Tuesday, October 22

US stock indexes are sagging as rising Treasury yields impact rate-sensitive sectors, while investors evaluate earnings to assess the health of American companies.

Verizon was the biggest decliner on the blue-chip Dow after the telecom giant missed estimates for third-quarter revenue with a 4.9 per cent loss.

Adding to losses, Dow heavyweight 3M slipped 0.6 per cent, reversing its premarket gains, despite raising the lower end of its full-year adjusted profit forecast.

The Dow Jones Industrial Average fell 153.09 points, or 0.36 per cent, to 42,778.51, the S&P 500 lost 22.04 points, or 0.38 per cent, to 5,831.94, and the Nasdaq Composite lost 52.19 points, or 0.28 per cent, to 18,487.82.

Pressuring equities, US Treasury yields rose as investors assessed the impact of the upcoming presidential election on fiscal policy. They also waited to gauge the effect of a robust economy on the Federal Reserve’s policy trajectory.

The yield on the benchmark 10-year note rose as high as 4.222 per cent, continuing a steady climb since early October, after a bumper jobs report led investors to dial back expectations for the central bank to ease interest rates through the year.
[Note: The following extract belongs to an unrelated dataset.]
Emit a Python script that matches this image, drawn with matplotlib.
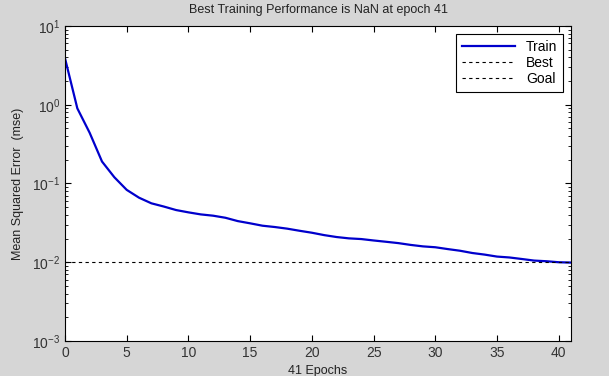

Rate-sensitive megacap stocks slipped, with Apple falling 1.2 per cent and Nvidia down 0.5 per cent, weighing on the broader tech sector, which lost 0.3 per cent.

Consumer Discretionary shares were bogged down by a one per cent and 0.6% decline in Tesla and Amazon.com, respectively.

Stocks retreated from record highs on Monday as investors took a breather following six consecutive weeks of advances for major indexes, even as gains in Nvidia helped the Nasdaq edge higher.

“We set all these new highs with a sense of nervousness. That’s for three primary reasons: a lot of conflicts around the world at the moment, the Fed and what they’re going to do next and the election… (have) people a bit more unsure of what’s next,” said JJ Kinahan, CEO, IG Group North America.

The next few weeks are likely to be volatile for equity markets, as investors scrutinise company earnings, fresh economic data and the results of the US election, followed by a central bank meeting.

Traders are pricing in an 89.6 per cent chance of a 25-basis-point interest-rate cut in November, according to CME’s FedWatch.

GE Aerospace fell 6.3 per cent despite raising its profit forecast for 2024, as persistent supply constraints impacted its revenue, highlighting the difficulty some companies may face in trying to impress investors this year.

It pulled the broader Industrials index one per cent lower.

General Motors gained 7.3 per cent after the legacy carmaker’s third-quarter results beat Wall Street estimates, while Lockheed Martin dipped four per cent after results.

Baker Hughes and Texas Instruments are scheduled to report earnings after the bell.

Estimated third-quarter year-over-year earnings growth for the S&P 500 is 6.5 per cent, excluding the Energy sector, and four per cent overall, according to LSEG data.

The economically sensitive small-cap Russell 2000 lost 0.4 per cent.

Declining issues outnumbered advancers by a 1.81-to-1 ratio on the NYSE, and by a 1.6-to-1 ratio on the Nasdaq.

The S&P 500 posted five new 52-week highs and two new lows, while the Nasdaq Composite recorded 25 new highs and 25 new lows.